Using a system being developed by Polar Rose, you might also discover who they are, where they live, and what other people have to say about them. An upcoming plug-in will allow you to do this with any image on the web.

Mikkel Thagaard, Polar's vice president of business development, told The Register he was planning to let people get at this sort of information straight over their mobile phones.

Stalkers, muggers and pointy-nosed predators of all ilks might have a field day with it. Even nosey neighbours, curtain twitchers, and weekend vigilantes should be rubbing their hands when they hear about this one.

And there are plenty of innocent applications for this sort of tool. The firm is trying to persuade dating and photo sharing web sites to incorporate its facial-search software into their services.
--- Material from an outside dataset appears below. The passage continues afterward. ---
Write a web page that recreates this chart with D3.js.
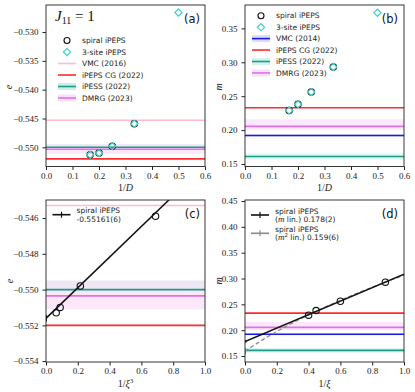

These deals would help populate the facial database on which Polar's success is dependent. Polar requires users to add textual descriptors, wiki-style, to photos they find using its software. Those tagged images could then be used as the backbone of a contextual advertisement server, which will serve up the money to pay Polar's investors.

There is a proviso, however, which is that Polar have to generate enough interest in their products to build a database of images large enough to make this snap and tag operation work, and to satisfy the investors who gave them $5.1m of funding in November.

Nikolaj Nyholm, CEO of Polar Rose, said he had consulted privacy lawyers before setting the launch of his first product at the end of this month. We presume they gave him a big fat green light.

He said was not ignorant of the implications his software might have for privacy, but couldn't do much about it either.